The most obvious change to this year’s Trips program was the relocation of the culmination of Trips from the Moosilauke Ravine Lodge to the Dartmouth Ski Lodge while the former was under construction. Trips coordinators had to rewrite travel itineraries for each trip, reorganize all programming for the new space and write a new dinner menu for “trippees” to enjoy. Despite the constant rethinking of lodge protocol, volunteers appeared as delighted as ever as they danced and sang their way while serving corn and clearing bowls.
Subtler improvements were enacted to make Trips a more welcoming, diverse, and genuine experience for trippees. Directorate members took steps to combat two major criticisms: that Trips lacks diversity of race and experience, making the program unrepresentative of the incoming class, and that Trips does not prepare students for the post-Trips culture of Dartmouth, making the post-Trips transition to Dartmouth all the lonelier.
Trips director Doug Phipps ’17 wrote in an email that the diversification of the Trips volunteer body was one of the “biggest goals” of the Trips leadership team this year. Racial and class diversity, Phipps wrote, “has been one of the DOC’s and Trips’ most obvious failings in previous years.” Outreach coordinators helped recruit a diverse group of leaders without tokenizing people of color. Racial breakdown of this year’s Trips volunteers ran closer to that of the larger Dartmouth student body and was substantially more diverse than Trips’ 2016 volunteer pool.
The directorate also strove to overcome class barriers by reducing out-of-pocket costs for trip leaders. This year, a meal support program of one breakfast or lunch DDS swipe per day was available for volunteers between the end of their volunteer obligations and the first day of campus meal plans. In the future, Trips should completely meet the needs of volunteers so that no one needs to financially support their work. In addition to the meal assistance program, smaller out-of-pocket costs, like trinkets and accessories designed to bond individual trips, were also subsidized this year. Directorate offered free colored bandanas. This, too, was a good start; however, money to fund trip leader-inspired pranks were still self-funded by leaders. Ideally, trip leaders should be able to take advantage of a small, $5-$10 stipend so that surprises are available for all trippees.
The directorate also questioned and broke the assumed gender binary of trip leader pairings, arranging eight trips with two female leaders. The change both rejected the idea of a gender binary, Phipps said, and in the past Trips has seen “more female applicants and higher scoring female applicants, and it’s unfair to put those people at a disadvantage.” Implementation of female-female parings required careful consideration. Male speciality croo members interacted heavily with female-only Trip leaders, Phipps said.

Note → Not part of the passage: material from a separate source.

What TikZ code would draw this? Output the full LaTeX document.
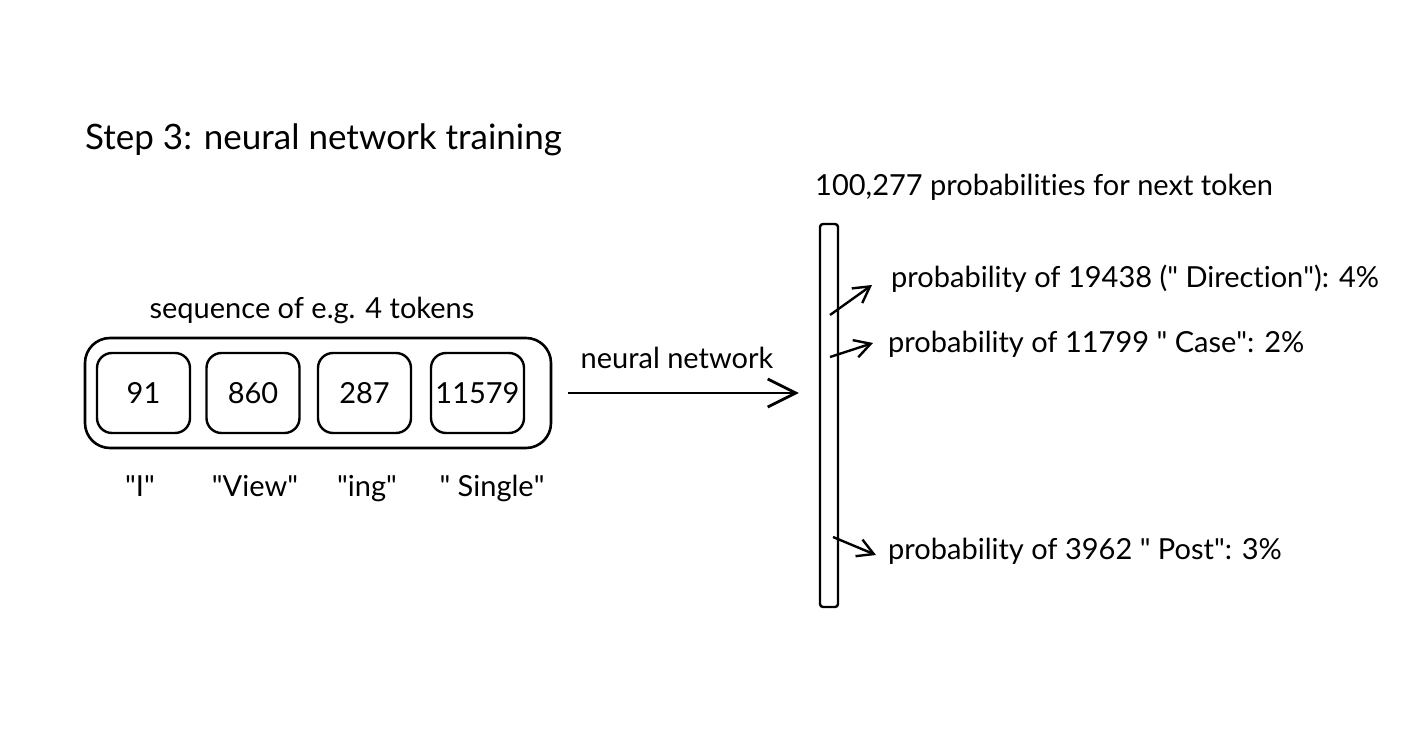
\documentclass[tikz,border=0pt]{standalone}
\usepackage{fontspec}
\setmainfont{Lato}[Ligatures={NoCommon}]
\newcommand\qd{\XeTeXglyph\XeTeXcharglyph34\relax}
\usetikzlibrary{arrows.meta,calc}
\begin{document}
\begin{tikzpicture}[x=1pt,y=-1pt,
  lbl/.style={inner sep=0pt,font=\fontsize{29}{33}\selectfont,text height=21pt,text depth=6pt},
  tok/.style={draw,line width=2.4pt,rounded corners=15pt,minimum width=93pt,minimum height=80pt,font=\fontsize{29}{33}\selectfont},
  arr/.style={line width=2.8pt,-{Straight Barb[length=28pt,width=28pt,line width=2.8pt]}},
  sarr/.style={line width=2.4pt,-{Straight Barb[length=16pt,width=18pt,line width=2.4pt]}}]
\useasboundingbox (0,0) rectangle (1412,738);
\node[anchor=west,inner sep=0pt,font=\fontsize{35}{40}\selectfont,text height=26pt,text depth=8pt] (title) at (85,141) {Step 3: neural network training};
\node[lbl] (seqlbl) at (312,311) {sequence of e.g. 4 tokens};
\node[draw,line width=2.6pt,rounded corners=25pt,minimum width=466pt,minimum height=110pt] (seq) at (318,393) {};
\node[tok] (t1) at (143.5,393) {91};
\node[tok] (t2) at (253,393) {860};
\node[tok] (t3) at (364.5,393) {287};
\node[tok] (t4) at (477.5,393) {11579};
\node[lbl] (w1) at (140,489) {\qd I\qd};
\node[lbl] (w2) at (255,489) {\qd View\qd};
\node[lbl] (w3) at (367,489) {\qd ing\qd};
\node[lbl] (w4) at (492,489) {\qd{} Single\qd};
\node[draw,line width=2.4pt,rounded corners=3pt,minimum width=18pt,minimum height=383pt,inner sep=0pt] (bar) at (829,415.5) {};
\node[lbl,anchor=west] (toplbl) at (815,188) {100,277 probabilities for next token};
\draw[arr,shorten <=16pt,shorten >=20pt] (seq.east) -- (bar.west |- seq.east);
\node[lbl] (nn) at (677,361) {neural network};
\node[lbl,anchor=west] (p1) at (891,280) {probability of 19438 (\qd{} Direction\qd): 4\%};
\node[lbl,anchor=west] (p2) at (888,345) {probability of 11799 \qd{} Case\qd: 2\%};
\node[lbl,anchor=west] (p3) at (888,552) {probability of 3962 \qd{} Post\qd: 3\%};
\coordinate (s1) at (830,315);
\coordinate (s2) at (830,357);
\coordinate (s3) at (833,537);
\draw[sarr] (s1) -- ([shift={(-19,5)}]p1.west);
\draw[sarr] (s2) -- ([shift={(-15,-2)}]p2.west);
\draw[sarr] (s3) -- ([shift={(-12,3)}]p3.west);
\end{tikzpicture}
\end{document}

The program took steps to lessen the veneer of perfection and constant bliss that volunteers, particularly “croo” members, can exude. H-croo, the croo on which I worked, replaced a Dr. Seuss bedtime story with individual “Lev Talks”: three five-minute speeches per night by individual croo members reflecting on their apprehensions when starting college. Trips partnered with Dartmouth’s Student Wellness Center, providing trippees journals in which students can reflect, though some questioned the usefulness of the journals. In future years, the Wellness Center might create a verbal group reflection activity or redesigned journal for trippees.
Not all ideas for improvement were enacted this year. In future years, Trips could take meaningful steps to make introverted trippees feel more comfortable during their first days at Dartmouth while exuding the warm welcome that the pre-orientation is so well-known for.